-- BEGIN PROVIDED RECORDS --

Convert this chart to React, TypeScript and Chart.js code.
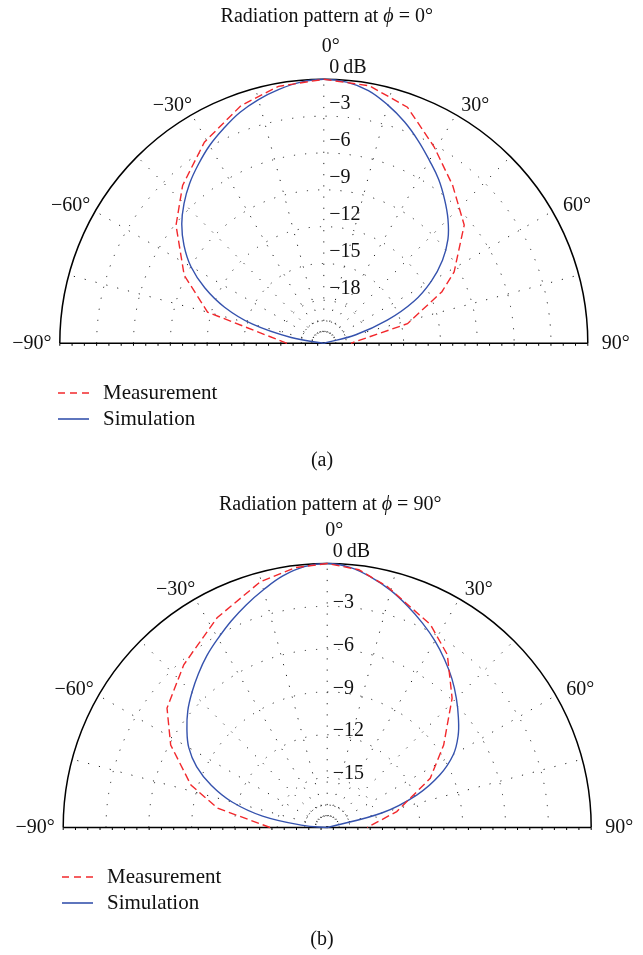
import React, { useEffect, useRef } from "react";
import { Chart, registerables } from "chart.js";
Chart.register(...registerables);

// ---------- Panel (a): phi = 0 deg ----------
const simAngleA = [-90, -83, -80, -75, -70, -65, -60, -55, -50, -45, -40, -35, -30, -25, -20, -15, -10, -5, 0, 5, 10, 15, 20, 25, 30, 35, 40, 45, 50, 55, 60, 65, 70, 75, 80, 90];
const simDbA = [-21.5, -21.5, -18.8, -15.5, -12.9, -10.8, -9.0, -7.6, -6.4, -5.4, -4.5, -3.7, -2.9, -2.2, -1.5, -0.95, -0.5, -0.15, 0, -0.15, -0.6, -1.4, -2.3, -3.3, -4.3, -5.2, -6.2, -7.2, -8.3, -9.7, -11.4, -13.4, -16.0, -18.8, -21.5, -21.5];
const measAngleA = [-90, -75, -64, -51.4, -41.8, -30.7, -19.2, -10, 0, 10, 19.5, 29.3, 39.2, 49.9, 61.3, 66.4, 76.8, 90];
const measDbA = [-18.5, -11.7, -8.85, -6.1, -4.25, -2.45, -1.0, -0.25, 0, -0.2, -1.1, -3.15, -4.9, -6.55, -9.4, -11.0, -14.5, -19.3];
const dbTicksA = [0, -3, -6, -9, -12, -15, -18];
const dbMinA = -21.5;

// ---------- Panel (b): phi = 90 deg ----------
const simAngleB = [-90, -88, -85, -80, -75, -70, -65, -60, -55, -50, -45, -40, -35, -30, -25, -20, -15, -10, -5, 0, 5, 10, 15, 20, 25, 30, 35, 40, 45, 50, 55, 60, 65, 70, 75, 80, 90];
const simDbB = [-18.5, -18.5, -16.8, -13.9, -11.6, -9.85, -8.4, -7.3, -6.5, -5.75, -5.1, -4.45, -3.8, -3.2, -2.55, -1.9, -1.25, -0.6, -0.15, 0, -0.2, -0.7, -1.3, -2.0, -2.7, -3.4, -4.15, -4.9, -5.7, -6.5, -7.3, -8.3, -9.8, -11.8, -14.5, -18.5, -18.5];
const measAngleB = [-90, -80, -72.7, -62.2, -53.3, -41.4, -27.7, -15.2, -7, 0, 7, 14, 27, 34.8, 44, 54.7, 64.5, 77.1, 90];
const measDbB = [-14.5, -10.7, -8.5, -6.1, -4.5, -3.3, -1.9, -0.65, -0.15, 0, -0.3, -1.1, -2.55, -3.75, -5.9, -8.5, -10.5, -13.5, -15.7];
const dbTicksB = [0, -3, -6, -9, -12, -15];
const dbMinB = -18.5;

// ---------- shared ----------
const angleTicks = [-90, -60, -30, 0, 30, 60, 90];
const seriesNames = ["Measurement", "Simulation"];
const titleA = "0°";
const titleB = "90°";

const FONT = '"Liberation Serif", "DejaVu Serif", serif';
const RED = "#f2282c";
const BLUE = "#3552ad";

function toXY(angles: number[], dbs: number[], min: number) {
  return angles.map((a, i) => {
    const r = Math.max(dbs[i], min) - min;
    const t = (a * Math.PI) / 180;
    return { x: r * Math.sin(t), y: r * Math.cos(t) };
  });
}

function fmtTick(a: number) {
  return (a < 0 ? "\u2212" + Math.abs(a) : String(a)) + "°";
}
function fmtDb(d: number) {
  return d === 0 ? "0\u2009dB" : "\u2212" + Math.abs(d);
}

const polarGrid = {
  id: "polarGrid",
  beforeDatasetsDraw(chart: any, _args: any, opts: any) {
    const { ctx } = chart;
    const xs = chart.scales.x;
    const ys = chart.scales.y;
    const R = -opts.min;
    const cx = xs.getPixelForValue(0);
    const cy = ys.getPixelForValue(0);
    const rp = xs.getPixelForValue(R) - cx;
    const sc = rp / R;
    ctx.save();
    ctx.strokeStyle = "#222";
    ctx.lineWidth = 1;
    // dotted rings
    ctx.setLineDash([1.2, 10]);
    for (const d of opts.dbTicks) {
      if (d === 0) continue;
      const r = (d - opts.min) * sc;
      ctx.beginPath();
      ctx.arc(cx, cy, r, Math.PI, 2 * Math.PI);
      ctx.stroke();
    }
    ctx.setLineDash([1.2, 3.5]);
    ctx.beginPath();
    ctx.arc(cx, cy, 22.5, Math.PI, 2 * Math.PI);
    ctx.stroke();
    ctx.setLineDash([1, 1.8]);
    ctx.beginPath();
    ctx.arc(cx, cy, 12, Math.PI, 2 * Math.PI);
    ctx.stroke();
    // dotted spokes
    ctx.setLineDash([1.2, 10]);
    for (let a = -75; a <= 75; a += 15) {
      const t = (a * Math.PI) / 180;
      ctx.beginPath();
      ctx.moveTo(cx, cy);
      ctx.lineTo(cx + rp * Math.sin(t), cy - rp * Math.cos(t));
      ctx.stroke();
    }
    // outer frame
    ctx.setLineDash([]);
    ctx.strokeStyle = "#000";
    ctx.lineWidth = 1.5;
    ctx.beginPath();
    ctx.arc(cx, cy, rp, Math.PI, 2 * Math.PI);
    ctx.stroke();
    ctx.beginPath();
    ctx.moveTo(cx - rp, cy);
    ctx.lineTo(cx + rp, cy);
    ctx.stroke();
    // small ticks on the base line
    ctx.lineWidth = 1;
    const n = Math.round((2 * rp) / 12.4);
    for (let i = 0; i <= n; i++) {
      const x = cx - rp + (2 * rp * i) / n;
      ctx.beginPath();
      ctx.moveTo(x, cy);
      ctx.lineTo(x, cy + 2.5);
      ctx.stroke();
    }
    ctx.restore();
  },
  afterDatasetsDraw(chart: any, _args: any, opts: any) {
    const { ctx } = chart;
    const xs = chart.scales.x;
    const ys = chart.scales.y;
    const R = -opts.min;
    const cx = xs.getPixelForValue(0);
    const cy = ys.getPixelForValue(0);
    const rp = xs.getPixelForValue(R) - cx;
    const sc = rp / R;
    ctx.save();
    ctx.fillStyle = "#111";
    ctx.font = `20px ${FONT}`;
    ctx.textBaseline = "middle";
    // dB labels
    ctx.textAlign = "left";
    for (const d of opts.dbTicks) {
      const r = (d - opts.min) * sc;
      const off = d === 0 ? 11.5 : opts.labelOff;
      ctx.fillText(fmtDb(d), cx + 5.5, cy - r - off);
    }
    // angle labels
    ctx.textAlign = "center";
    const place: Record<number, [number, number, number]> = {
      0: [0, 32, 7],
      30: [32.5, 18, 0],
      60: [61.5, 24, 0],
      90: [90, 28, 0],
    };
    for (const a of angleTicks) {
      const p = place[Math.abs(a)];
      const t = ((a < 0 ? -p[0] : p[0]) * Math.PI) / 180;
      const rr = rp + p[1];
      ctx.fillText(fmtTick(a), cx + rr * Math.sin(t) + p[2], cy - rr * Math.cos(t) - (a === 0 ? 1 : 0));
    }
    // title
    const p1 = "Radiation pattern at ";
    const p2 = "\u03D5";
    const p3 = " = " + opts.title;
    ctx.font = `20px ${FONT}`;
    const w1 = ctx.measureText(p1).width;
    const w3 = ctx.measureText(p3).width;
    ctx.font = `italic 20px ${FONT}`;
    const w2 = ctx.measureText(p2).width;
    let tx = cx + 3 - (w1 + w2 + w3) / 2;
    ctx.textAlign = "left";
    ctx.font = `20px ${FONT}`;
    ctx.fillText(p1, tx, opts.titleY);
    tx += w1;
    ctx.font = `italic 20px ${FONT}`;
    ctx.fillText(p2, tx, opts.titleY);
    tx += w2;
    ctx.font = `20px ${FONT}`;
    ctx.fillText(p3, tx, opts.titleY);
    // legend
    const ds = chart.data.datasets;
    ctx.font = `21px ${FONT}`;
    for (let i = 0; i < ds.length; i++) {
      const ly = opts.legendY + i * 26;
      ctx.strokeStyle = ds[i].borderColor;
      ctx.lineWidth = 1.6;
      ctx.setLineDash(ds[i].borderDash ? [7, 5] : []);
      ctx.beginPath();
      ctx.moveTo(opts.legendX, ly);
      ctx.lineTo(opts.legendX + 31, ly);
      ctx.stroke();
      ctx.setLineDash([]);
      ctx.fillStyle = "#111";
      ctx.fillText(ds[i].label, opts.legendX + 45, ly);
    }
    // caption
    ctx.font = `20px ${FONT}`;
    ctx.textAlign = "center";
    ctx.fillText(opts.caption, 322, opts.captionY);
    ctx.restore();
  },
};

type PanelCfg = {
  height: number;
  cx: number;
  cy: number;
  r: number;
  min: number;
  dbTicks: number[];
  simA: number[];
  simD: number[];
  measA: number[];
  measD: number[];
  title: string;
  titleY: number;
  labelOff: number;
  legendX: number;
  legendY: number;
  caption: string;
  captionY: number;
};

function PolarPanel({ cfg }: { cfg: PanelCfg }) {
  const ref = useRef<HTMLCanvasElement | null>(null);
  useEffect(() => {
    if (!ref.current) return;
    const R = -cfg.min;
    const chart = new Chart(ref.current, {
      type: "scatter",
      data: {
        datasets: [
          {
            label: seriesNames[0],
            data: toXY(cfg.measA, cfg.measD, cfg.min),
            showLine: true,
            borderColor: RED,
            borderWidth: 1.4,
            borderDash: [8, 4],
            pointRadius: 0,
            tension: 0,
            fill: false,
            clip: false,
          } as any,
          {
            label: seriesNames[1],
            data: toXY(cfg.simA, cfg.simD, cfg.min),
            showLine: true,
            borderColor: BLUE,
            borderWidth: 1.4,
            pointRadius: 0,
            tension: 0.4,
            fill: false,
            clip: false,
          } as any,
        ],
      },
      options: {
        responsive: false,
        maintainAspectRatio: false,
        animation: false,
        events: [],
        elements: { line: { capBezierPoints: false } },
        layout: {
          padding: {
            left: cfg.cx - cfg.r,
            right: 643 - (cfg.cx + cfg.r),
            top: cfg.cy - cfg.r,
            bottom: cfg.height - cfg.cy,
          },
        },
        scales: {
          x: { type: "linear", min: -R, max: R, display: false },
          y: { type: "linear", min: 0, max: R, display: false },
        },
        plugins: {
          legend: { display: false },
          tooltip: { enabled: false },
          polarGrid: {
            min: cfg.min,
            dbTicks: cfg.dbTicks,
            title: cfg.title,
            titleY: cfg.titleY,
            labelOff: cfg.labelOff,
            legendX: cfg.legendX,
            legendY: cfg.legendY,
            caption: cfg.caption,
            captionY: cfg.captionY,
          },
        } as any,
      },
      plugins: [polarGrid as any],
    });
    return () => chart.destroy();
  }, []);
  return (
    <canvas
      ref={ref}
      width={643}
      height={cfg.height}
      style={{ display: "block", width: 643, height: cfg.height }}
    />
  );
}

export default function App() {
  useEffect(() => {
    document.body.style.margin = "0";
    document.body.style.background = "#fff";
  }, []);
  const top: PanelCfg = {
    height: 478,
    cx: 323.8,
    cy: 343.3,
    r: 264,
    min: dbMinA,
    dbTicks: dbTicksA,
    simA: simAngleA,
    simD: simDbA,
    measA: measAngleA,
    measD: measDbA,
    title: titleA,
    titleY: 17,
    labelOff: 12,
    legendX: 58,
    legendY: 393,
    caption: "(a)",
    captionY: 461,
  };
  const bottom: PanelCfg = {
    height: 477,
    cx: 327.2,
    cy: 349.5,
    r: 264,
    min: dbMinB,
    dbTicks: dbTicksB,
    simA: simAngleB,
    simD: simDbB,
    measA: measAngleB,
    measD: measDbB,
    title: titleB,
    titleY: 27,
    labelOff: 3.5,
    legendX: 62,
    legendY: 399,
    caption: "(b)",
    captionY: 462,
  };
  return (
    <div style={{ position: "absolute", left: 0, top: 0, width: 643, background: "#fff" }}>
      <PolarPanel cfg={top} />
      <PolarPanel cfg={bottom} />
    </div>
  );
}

-- END PROVIDED RECORDS --
-- BEGIN PROVIDED RECORDS --

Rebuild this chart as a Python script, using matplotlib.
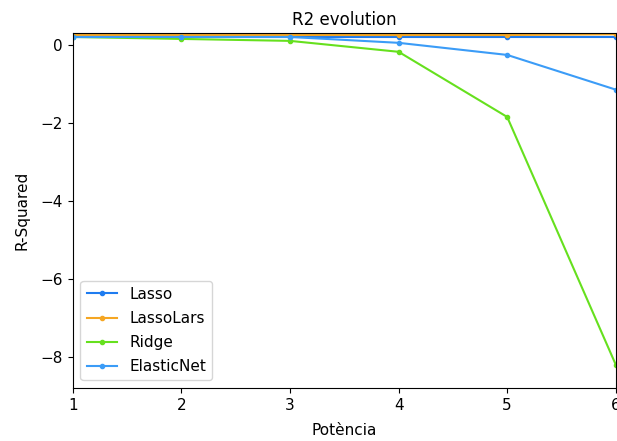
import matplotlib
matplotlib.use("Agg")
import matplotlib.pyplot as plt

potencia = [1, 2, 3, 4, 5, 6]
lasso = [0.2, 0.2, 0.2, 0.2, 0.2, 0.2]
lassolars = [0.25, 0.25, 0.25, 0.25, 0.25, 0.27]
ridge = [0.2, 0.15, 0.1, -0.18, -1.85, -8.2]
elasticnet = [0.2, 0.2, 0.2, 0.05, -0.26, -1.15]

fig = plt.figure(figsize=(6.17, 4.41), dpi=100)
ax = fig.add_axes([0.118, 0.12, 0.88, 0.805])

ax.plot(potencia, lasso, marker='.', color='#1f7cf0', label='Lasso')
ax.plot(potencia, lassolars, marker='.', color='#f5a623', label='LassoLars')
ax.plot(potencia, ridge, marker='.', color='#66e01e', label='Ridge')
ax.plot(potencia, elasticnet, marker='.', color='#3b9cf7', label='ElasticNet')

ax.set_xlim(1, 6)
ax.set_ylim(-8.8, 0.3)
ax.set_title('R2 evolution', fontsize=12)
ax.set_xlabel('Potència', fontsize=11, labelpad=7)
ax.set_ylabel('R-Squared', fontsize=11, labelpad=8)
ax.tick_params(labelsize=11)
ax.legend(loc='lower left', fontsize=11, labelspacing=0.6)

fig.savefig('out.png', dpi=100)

-- END PROVIDED RECORDS --

• [EXERCISE BRIEF]: Please quote only the span of lines whose first line contains "Convert this chart" and whose last line contains "Chart.register(...registerables);", leaving every picture out.

• [THE RESULT]:
Convert this chart to React, TypeScript and Chart.js code.
import React, { useEffect, useRef } from "react";
import { Chart, registerables } from "chart.js";
Chart.register(...registerables);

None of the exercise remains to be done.